I’m not sure if I’ve mentioned here on the blog that I’m currently on sabbatical, and that the major focus of my work during this time is on trying to better understand and to write about trauma. Today marks Remembrance Day, and I happen to have been reading a fine essay by the American sociologist Neil Smelser wherein he makes the following apt observation:
When seeking an analogy [between individual trauma and socio-cultural trauma] at the sociocultural level, we discover such dual tendencies – mass forgetting and collective campaigns on the part of groups to downplay or ‘put behind us’, if not actually to deny a cultural trauma on the one hand, and a compulsive preoccupation with the event, as well as group efforts to keep it in the public consciousness as a reminder that ‘we must remember’, or ‘lest we forget’, on the other. A memorial to an event, it has been pointed out, has elements of both reactions: to memorialize is to force a memory on us by the conspicuous and continuous physical presence of a monument; at the same time a memorial also conveys the message that now that we have paid our respects to a trauma, we are now justified in forgetting about it … One major qualification on psychological analogizing, however, should be stressed. At the psychological level the battle between the two tendencies goes on within the psyche; at the cultural level, there may be instances of alternating between compulsive avoidance and compulsive attraction in some individuals and groups, but the major manifestation is a conflict among different groups, some oriented toward playing down the trauma and others in keeping it alive.

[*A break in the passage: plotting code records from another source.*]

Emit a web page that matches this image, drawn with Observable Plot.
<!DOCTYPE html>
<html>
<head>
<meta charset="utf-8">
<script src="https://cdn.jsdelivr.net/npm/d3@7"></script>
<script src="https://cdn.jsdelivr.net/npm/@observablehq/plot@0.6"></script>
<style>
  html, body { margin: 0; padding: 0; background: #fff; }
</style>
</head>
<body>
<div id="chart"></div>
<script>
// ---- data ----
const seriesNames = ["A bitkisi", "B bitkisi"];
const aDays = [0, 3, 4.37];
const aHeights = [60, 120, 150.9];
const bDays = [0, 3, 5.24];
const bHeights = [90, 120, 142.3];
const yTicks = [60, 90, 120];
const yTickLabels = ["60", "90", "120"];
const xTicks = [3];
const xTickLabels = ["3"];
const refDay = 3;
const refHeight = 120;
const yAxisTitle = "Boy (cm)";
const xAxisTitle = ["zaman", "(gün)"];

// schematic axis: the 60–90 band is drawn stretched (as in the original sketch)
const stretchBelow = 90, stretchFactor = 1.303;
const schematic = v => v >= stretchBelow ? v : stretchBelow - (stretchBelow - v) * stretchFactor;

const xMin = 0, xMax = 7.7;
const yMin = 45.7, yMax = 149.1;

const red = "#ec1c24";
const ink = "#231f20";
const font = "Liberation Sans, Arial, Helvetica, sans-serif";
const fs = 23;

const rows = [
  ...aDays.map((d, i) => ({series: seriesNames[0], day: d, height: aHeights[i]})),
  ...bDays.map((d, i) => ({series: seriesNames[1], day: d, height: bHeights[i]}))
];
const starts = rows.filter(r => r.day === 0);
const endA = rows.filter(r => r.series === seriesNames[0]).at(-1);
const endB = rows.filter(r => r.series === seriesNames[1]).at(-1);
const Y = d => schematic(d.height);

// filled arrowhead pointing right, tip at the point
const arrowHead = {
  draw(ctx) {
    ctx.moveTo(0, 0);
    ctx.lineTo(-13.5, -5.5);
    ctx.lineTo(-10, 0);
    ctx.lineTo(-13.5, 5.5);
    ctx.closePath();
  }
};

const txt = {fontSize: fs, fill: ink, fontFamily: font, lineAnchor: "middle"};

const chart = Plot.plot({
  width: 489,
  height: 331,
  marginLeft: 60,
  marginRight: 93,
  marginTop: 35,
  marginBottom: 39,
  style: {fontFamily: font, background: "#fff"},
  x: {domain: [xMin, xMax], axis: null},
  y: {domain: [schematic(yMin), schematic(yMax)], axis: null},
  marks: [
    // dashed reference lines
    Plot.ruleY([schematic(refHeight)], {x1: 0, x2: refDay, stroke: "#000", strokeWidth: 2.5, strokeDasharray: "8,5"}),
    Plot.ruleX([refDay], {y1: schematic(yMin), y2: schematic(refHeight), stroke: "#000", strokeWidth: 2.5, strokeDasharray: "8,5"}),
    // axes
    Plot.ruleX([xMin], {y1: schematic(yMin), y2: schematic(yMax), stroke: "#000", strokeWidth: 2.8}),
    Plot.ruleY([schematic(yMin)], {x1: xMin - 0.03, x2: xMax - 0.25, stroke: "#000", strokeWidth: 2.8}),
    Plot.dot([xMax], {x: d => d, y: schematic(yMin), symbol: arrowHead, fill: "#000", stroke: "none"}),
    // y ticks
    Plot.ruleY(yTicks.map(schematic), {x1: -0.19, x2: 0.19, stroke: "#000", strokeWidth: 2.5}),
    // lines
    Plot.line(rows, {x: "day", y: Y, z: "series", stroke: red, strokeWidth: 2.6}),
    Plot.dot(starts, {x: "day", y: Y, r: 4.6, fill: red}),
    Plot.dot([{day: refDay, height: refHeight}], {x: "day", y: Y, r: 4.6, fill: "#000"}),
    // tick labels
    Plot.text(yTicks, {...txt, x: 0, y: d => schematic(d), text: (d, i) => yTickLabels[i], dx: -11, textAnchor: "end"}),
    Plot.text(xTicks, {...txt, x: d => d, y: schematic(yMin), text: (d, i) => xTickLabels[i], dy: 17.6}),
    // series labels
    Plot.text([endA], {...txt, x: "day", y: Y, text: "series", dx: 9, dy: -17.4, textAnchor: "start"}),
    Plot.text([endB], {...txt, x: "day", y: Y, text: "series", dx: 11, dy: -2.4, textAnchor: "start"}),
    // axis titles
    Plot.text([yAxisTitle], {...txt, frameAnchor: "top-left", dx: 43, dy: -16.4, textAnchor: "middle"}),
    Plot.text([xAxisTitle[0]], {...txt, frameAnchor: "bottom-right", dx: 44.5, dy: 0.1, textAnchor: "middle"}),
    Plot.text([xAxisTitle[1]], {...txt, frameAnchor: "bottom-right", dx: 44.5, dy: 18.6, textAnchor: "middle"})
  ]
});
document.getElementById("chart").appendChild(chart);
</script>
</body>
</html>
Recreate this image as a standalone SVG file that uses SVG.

(I share this from a smoky room, not too far from the fires that are currently ravaging large sections of Australia’s east coast. I share this as the ‘conflict among different groups’ in response to those fires is being played out across the endless news and social media circus. I share this as Walpiri people in Yuendumu are in grief and anger over yet another needless death at the hands of the police. I share this in the hope of better and patient understanding.)
The photo was taken by me this morning.